The wreckage and body parts were discovered at 8:14 a.m. Moscow time (0414 GMT) nine km south of the village of Gluboky in the Kaminsk-Shakhtinsky district, Interfax news agency cited the spokesman as saying.
Emergency Situations Minister Sergei Shoigu said one of the crashed Tu-154 jet's flight recorders has been found.
The plane, with 38 passengers and eight crew members on board, went missing from radar screens en route Moscow to the Black Sea resort city of Sochi.
Interfax reported earlier the plane sent a distress signal indicating an attack or hijacking just before it disappeared in southern Russia.
Almost at the same time, another passenger jet Tu-134 crashed in the Tula region south of Moscow, killing all the 35 passengers and eight crew on board, the ministry confirmed Wednesday.

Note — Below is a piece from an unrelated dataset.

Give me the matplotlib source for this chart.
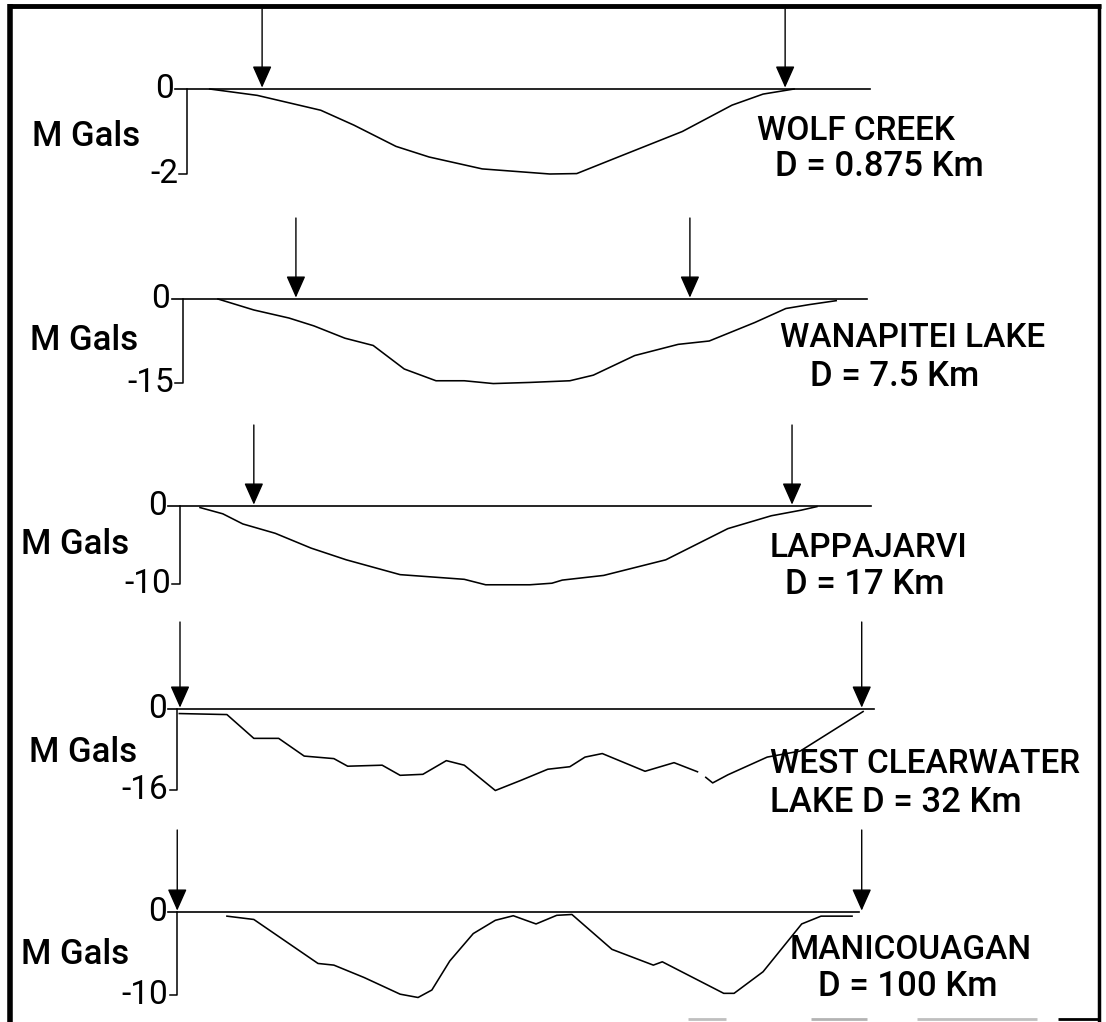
import matplotlib.pyplot as plt
import numpy as np

W, H = 1106, 1022
plt.rcParams['font.family'] = ['Roboto', 'DejaVu Sans']

# crater names, diameter labels and vertical scale (mGal) of each profile
names = ['WOLF CREEK', 'WANAPITEI LAKE', 'LAPPAJARVI', 'WEST CLEARWATER', 'MANICOUAGAN']
diam_labels = ['D = 0.875 Km', 'D = 7.5 Km', 'D = 17 Km', 'LAKE D = 32 Km', 'D = 100 Km']
y_min = [-2, -15, -10, -16, -10]
y_min_labels = ['-2', '-15', '-10', '-16', '-10']

# gravity profiles: distance along profile (arbitrary units), anomaly (mGal)
wolf_x = [4.3, 11.2, 20.4, 25.2, 31.3, 36.1, 43.8, 53.6, 57.5, 63.2, 72.8, 80.0, 84.5, 89.0]
wolf_y = [0, -0.15, -0.5, -0.85, -1.35, -1.6, -1.88, -2.0, -1.99, -1.62, -1.0, -0.38, -0.12, 0]

wana_x = [5.5, 10.7, 15.8, 19.4, 23.9, 28.0, 32.5, 37.1, 41.2, 45.4, 50.7, 56.5, 59.9,
          65.9, 72.2, 76.7, 83.3, 87.8, 91.2, 95.1]
wana_y = [0, -1.96, -3.4, -4.8, -7.0, -8.3, -12.5, -14.6, -14.6, -15.1, -14.9, -14.6, -13.6,
          -10.1, -8.1, -7.5, -4.2, -1.7, -1.0, -0.3]

lapp_x = [2.9, 6.2, 9.1, 13.8, 19.0, 24.1, 31.9, 41.2, 44.3, 50.7, 53.9, 55.4, 61.4,
          70.4, 79.4, 85.7, 90.0, 92.3]
lapp_y = [-0.2, -1.0, -2.3, -3.5, -5.4, -6.9, -8.8, -9.4, -10.1, -10.1, -9.9, -9.5, -8.9,
          -6.9, -2.9, -1.25, -0.54, -0.08]

clear_x = [-0.1, 6.8, 10.7, 14.3, 18.0, 22.3, 24.3, 29.3, 31.9, 35.2, 38.6, 41.2, 45.7,
           49.4, 53.3, 56.5, 58.7, 61.2, 67.4, 71.6, 75.0, np.nan, 76.2, 77.2, 79.4,
           85.1, 89.9, 99.0]
clear_y = [-0.9, -1.1, -5.8, -5.8, -9.3, -9.8, -11.3, -11.1, -13.1, -12.9, -10.2, -11.1, -16.1,
           -14.1, -11.9, -11.4, -9.5, -8.8, -12.3, -10.6, -12.4, np.nan, -13.5, -14.6, -13.0,
           -9.5, -8.3, -0.5]

mani_x = [6.8, 10.7, 20.0, 22.3, 26.7, 31.9, 34.5, 36.5, 39.1, 42.5, 45.7, 48.3, 51.6,
          54.6, 56.8, 62.6, 68.6, 69.9, 78.8, 80.3, 84.5, 90.1, 92.9, 97.4]
mani_y = [-0.5, -0.9, -6.2, -6.4, -7.9, -9.9, -10.3, -9.4, -5.9, -2.6, -1.0, -0.45, -1.44,
          -0.4, -0.3, -4.5, -6.4, -6.0, -9.8, -9.8, -7.2, -1.44, -0.5, -0.5]

profiles = [(wolf_x, wolf_y), (wana_x, wana_y), (lapp_x, lapp_y),
            (clear_x, clear_y), (mani_x, mani_y)]

# crater rim positions (arrows)
rims = [(11.9, 87.7), (16.8, 73.9), (10.7, 88.7), (0.0, 98.8), (-0.4, 98.8)]

# layout in pixels: zero line, bottom tick, top of arrows
base_px = [89, 299, 506, 709, 912]
bottom_px = [174, 383, 584, 790, 995]
arrow_top_px = [9, 218, 425, 622, 830]
# axis bracket x, zero line start/end (profile units)
axis_x = [1.0, 0.4, 0.0, -0.4, -0.4]
line_start = [-0.7, -1.2, -1.7, -1.7, -1.7]
line_end = [100.0, 99.6, 100.1, 100.6, 98.4]
# text positions in pixels
mgal_pos = [(32, 137), (30, 340), (21, 545), (29, 752), (21, 955)]
name_pos = [(757, 131), (780, 338), (770, 548), (770, 764), (790, 950)]
diam_pos = [(775, 167), (810, 377), (785, 584), (770, 803), (818, 986)]

x0_px, ppu = 180, 6.9
txt = dict(fontweight='medium')

fig = plt.figure(figsize=(W / 100, H / 100), dpi=100)

# background axes in pixel coordinates for frame and labels
bg = fig.add_axes([0, 0, 1, 1])
bg.set_xlim(0, W)
bg.set_ylim(H, 0)
bg.axis('off')
bg.plot([10, 10], [4, H], color='black', lw=4, solid_capstyle='butt')
bg.plot([8, 1101], [6, 6], color='black', lw=3.5, solid_capstyle='butt')
bg.plot([1099, 1099], [4, H], color='black', lw=2.5, solid_capstyle='butt')
for a, b, c in [(688, 726, '0.75'), (811, 867, '0.7'), (917, 1037, '0.75'), (1058, 1100, 'black')]:
    bg.plot([a, b], [1019, 1019], color=c, lw=2, solid_capstyle='butt')

for i in range(5):
    base, bot = base_px[i], bottom_px[i]
    ax = fig.add_axes([0, 1 - bot / H, 1, (bot - base) / H])
    ax.set_xlim(-x0_px / ppu, (W - x0_px) / ppu)
    ax.set_ylim(y_min[i], 0)
    ax.axis('off')

    # zero line and bracket axis
    ax.plot([line_start[i], line_end[i]], [0, 0], color='black', lw=1.2, clip_on=False)
    ax.plot([axis_x[i], axis_x[i], axis_x[i] - 1.1], [0, y_min[i], y_min[i]],
            color='black', lw=1.1, clip_on=False)

    # gravity profile
    px, py = profiles[i]
    ax.plot(px, py, color='black', lw=1.15, clip_on=False)

    # rim arrows
    for xa in rims[i]:
        ax.annotate('', xy=(xa, 0), xytext=(0, base - arrow_top_px[i]),
                    textcoords='offset pixels', annotation_clip=False,
                    arrowprops=dict(arrowstyle='-|>,head_length=1.35,head_width=0.6',
                                    mutation_scale=10, color='black', lw=1.0,
                                    shrinkA=0, shrinkB=1))

    # tick labels
    ax.text(line_start[i] - 0.2, 0, '0', ha='right', va='center', fontsize=24)
    ax.text(axis_x[i] - 1.3, y_min[i], y_min_labels[i], ha='right', va='center',
            fontsize=24)

    bg.text(*mgal_pos[i], 'M Gals', ha='left', va='center', fontsize=25, **txt)
    bg.text(*name_pos[i], names[i], ha='left', va='center', fontsize=24, **txt)
    bg.text(*diam_pos[i], diam_labels[i], ha='left', va='center', fontsize=25, **txt)

fig.savefig('out.png', dpi=100)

The Tupolev aircraft was en route from Moscow to Russia's southern city of Volgograd when it disappeared from radar screens at about 23:00 Moscow time (1900 GMT) Tuesday.
Airport official said Wednesday there were no foreign citizens onboard the two planes.
"There were no foreign citizens on the lists of passengers of the two airliners that flew out to Volgograd and Sochi from Domodedovo on Tuesday evening," said Igor Tikhomirov, spokesman for the Domodedovo airport.
A Russian aviation security expert said he does not rule out terrorism behind the air disasters.
"Both planes took off from the same Moscow airport and disappeared from radar screens at about the same time, all of which suggested that terrorist attacks, planned in advance, may have been involved," Interfax cited the unnamed expert as saying.
Russian President Vladimir Putin has ordered the Federal Security Service to launch a probe into the air disasters, presidential spokesman Alexei Gromov said.
Security has been tightened at all of Russia's airports.